On June 25, the 10th Ebola outbreak was officially declared over. It was the second worst Ebola outbreak in recorded history, with more than 2,200 lives lost and 3,400 confirmed infections since the first few cases of the epidemic were verified on Aug. 1, 2018, in the eastern region of Kivu in the Democratic Republic of the Congo (DRC). The severity of the outbreak was compounded by a combination of factors. The efforts to fight the epidemic were impeded by the distrust of locals, an internal power struggle within the DRC government, attacks on health facilities, and the military conflict that has been going on since January 2015. The emergence of new hotspots in places already struggling with the world’s largest measles epidemic and the coronavirus pandemic made things worse. One of the largest hurdles in tackling the highly contagious virus was the misinformation spread about the disease and its treatment.
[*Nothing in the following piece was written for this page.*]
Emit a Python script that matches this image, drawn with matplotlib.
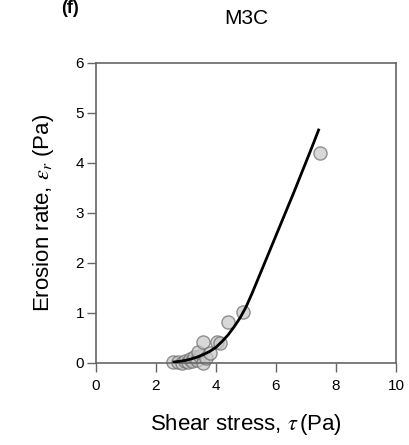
#!/usr/bin/env python3
"""Erosion rate vs shear stress, panel (f) M3C."""

import matplotlib
matplotlib.use("Agg")
import matplotlib.pyplot as plt

plt.rcParams['font.family'] = ['Liberation Sans', 'DejaVu Sans']
plt.rcParams['mathtext.fontset'] = 'stix'

# measured points (Pa, Pa)
tau_obs = [2.58, 2.72, 2.85, 2.95, 3.05, 3.12, 3.2, 3.28, 3.35, 3.45,
           3.41, 3.55, 3.58, 3.65, 3.8, 4.02, 4.13, 4.41, 4.91, 7.47]
eps_obs = [0.03, 0.02, 0.0, 0.05, 0.03, 0.09, 0.05, 0.12, 0.07, 0.15,
           0.23, 0.01, 0.43, 0.1, 0.2, 0.43, 0.41, 0.83, 1.03, 4.2]

# fitted curve
tau_fit = [2.6, 2.8, 3.0, 3.2, 3.4, 3.6, 3.8, 4.0, 4.2, 4.4, 4.6, 4.8,
           5.0, 5.2, 5.4, 5.6, 5.8, 6.0, 6.2, 6.4, 6.6, 6.8, 7.0, 7.2, 7.42]
eps_fit = [0.02, 0.035, 0.055, 0.085, 0.125, 0.175, 0.235, 0.315, 0.43,
           0.56, 0.72, 0.9, 1.12, 1.39, 1.68, 1.97, 2.26, 2.55, 2.84, 3.13,
           3.42, 3.72, 4.02, 4.32, 4.66]

xticks = [0, 2, 4, 6, 8, 10]
yticks = [0, 1, 2, 3, 4, 5, 6]

fig = plt.figure(figsize=(4.09, 4.45), dpi=100)
ax = fig.add_axes([96 / 409, 82 / 445, 300 / 409, 300 / 445])

ax.scatter(tau_obs, eps_obs, s=90, facecolor='#c8c8c8', edgecolor='#6a6a6a',
           linewidth=1.0, alpha=0.7, zorder=2, clip_on=False)
ax.plot(tau_fit, eps_fit, color='black', linewidth=2.0, zorder=3)

ax.set_xlim(0, 10)
ax.set_ylim(0, 6)
ax.set_xticks(xticks)
ax.set_yticks(yticks)
ax.tick_params(direction='out', length=6.5, width=1.0, color='#666666',
               labelsize=11, top=False, right=False)
ax.tick_params(axis='y', pad=2)
ax.tick_params(axis='x', pad=5)
for sp in ax.spines.values():
    sp.set_color('#666666')
    sp.set_linewidth(1.2)

ax.set_xlabel('Shear stress, $\\tau\\,$(Pa)', fontsize=16, labelpad=14)
ax.set_ylabel('Erosion rate, $\\varepsilon_r$ (Pa)', fontsize=16, labelpad=14)

fig.text(246 / 409, 1 - 18 / 445, 'M3C', ha='center', va='center', fontsize=15)
fig.text(70 / 409, 1.0, '(f)', ha='center', va='top', fontsize=13,
         fontweight='bold')

fig.savefig('out.png', dpi=100)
As healthcare workers worked to contain the epidemic, rebel groups continued to attack Ebola treatment centers, burning down buildings and emergency vehicles. The situation deteriorated to the point that aid agencies such as the United Nations Children’s Fund and Doctors Without Borders were forced to evacuate the teams on the ground and suspend further medical treatment. According to the World Health Organization (WHO), there were 420 attacks on health facilities, which resulted in 11 deaths and 86 injuries. Locals were wary of officials and the humanitarian agencies brought in to contain the outbreak. Some believed them to be profiting off the disease. Many opted to stay away from medical centers, as they believed the disease was a hoax, which only complicated the efforts to trace or treat it. It was only after the agencies learned to work with the community members that real results were made. According to Dr. Moeti from the WHO, this difficulty reemphasized a valuable lesson on the need to engage with, work with, and support communities when treating epidemics. Technological innovations, such as the secure “CUBE” emergency rooms, were instrumental in ending the outbreak. New treatments also played a critical role. A vaccine called Ervebo, a product of the American pharmaceutical company Merck, was proven to be successful. Despite the devastation wrought by the outbreak, it has been educational for the DRC. A large chunk of the public health measures utilized during the 10th outbreak is now essential for curbing COVID-19 and other Ebola outbreaks.
Yesel Kang For The Teen Times
1. How many people lost their lives due to the 10th Ebola outbreak?
2. What impeded the efforts to fight the epidemic?
3. Which vaccine was proven to be successful?
1. Can you summarize the article?
2. Why do you think the locals had a lot of distrust?
3. What do you know about Ebola in general?
4. What similarities do you see between Ebola and the coronavirus?